Pictures stay out. Extract the lines below from the first one through the line with "import seaborn as sns", both included.
--- RAW DATA ---
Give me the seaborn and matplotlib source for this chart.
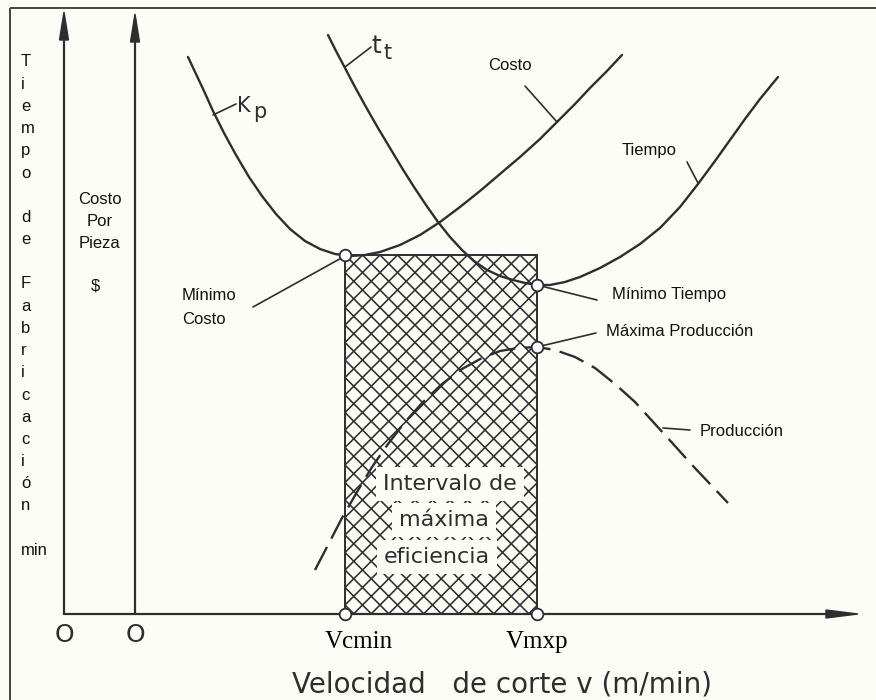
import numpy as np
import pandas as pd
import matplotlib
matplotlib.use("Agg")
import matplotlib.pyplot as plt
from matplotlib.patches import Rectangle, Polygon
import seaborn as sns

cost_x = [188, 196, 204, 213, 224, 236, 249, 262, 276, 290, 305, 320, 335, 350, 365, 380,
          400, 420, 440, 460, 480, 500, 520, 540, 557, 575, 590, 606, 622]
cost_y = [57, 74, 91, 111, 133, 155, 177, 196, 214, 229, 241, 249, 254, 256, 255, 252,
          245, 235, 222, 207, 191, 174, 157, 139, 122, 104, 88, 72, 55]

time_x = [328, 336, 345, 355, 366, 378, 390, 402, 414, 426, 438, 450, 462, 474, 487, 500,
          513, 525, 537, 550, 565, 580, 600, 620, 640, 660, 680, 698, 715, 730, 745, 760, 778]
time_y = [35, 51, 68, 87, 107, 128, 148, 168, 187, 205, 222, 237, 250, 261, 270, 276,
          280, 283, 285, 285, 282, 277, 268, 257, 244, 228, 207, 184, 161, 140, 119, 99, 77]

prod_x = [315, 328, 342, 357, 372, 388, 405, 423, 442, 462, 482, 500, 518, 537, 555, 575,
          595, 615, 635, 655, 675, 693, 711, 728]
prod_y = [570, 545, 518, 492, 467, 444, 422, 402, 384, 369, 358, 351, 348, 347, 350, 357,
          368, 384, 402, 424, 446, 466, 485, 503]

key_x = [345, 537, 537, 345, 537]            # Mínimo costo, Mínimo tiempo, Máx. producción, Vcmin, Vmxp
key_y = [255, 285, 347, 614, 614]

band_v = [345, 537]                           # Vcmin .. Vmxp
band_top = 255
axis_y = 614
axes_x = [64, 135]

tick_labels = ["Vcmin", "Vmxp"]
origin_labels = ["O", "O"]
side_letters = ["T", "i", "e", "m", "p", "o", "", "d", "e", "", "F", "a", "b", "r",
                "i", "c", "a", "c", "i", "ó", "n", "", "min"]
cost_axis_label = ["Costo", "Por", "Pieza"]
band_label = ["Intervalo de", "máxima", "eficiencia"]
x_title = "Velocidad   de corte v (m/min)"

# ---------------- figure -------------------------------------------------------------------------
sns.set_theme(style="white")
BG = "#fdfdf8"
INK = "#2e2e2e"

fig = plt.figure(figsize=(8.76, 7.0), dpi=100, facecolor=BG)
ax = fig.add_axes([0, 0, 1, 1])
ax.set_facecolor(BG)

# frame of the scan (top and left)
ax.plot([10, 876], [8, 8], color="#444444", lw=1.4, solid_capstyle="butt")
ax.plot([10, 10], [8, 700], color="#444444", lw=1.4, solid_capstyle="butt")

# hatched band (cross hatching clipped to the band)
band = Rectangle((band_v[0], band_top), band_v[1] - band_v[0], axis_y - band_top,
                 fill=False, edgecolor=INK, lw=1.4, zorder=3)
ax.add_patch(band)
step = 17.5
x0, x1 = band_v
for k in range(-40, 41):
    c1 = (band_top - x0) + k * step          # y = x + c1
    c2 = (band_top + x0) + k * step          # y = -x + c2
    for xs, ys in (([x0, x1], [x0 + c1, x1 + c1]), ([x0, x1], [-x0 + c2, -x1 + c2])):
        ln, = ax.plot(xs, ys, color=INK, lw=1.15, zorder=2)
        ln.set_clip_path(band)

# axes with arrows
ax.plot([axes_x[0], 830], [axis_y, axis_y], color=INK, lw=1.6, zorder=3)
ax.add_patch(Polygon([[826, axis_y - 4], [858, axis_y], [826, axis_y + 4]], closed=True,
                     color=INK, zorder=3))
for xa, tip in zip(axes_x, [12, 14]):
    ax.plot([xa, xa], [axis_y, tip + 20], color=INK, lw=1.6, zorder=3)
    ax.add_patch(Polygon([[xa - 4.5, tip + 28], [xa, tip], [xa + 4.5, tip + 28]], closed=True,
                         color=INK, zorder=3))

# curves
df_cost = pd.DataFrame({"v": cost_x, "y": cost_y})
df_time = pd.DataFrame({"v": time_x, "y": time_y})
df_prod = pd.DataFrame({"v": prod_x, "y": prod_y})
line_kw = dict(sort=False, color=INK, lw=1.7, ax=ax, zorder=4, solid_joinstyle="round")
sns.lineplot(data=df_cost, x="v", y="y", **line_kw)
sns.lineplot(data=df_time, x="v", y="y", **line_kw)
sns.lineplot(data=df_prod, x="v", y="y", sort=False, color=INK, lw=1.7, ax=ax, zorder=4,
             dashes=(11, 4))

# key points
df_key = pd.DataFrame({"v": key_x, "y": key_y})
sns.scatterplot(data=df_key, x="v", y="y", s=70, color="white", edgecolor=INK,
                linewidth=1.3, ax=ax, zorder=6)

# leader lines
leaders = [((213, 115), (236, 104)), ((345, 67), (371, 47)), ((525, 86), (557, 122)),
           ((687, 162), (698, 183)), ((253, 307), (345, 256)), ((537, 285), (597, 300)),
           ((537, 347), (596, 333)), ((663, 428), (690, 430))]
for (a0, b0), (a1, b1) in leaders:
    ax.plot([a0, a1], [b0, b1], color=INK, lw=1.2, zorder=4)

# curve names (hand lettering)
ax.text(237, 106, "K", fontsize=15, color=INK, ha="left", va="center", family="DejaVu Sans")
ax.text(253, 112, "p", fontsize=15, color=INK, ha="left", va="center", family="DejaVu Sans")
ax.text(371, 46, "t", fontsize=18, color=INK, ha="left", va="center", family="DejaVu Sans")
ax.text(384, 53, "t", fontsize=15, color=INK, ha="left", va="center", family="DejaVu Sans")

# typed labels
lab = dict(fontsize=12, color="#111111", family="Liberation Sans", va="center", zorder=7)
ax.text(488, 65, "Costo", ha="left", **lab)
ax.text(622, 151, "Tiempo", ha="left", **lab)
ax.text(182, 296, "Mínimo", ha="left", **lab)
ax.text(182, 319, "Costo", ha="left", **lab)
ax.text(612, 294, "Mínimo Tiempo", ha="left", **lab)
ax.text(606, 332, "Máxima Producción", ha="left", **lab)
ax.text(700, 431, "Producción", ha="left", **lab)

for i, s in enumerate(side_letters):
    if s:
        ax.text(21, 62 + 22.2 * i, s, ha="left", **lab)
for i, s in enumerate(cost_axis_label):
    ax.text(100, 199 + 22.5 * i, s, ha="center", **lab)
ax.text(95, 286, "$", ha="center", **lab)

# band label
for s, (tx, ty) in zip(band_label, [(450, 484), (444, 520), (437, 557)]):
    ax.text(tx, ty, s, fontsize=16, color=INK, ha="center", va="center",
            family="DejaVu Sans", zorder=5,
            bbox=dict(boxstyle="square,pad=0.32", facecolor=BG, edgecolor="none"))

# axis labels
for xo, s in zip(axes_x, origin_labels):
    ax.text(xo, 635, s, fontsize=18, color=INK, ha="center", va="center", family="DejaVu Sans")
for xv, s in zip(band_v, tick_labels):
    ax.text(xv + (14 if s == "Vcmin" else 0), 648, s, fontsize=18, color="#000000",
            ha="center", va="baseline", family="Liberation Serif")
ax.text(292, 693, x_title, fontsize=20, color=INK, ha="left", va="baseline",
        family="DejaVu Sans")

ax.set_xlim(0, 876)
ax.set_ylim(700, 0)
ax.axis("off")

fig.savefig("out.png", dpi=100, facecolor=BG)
---
EXERCISE SOLUTION →
Give me the seaborn and matplotlib source for this chart.
import numpy as np
import pandas as pd
import matplotlib
matplotlib.use("Agg")
import matplotlib.pyplot as plt
from matplotlib.patches import Rectangle, Polygon
import seaborn as sns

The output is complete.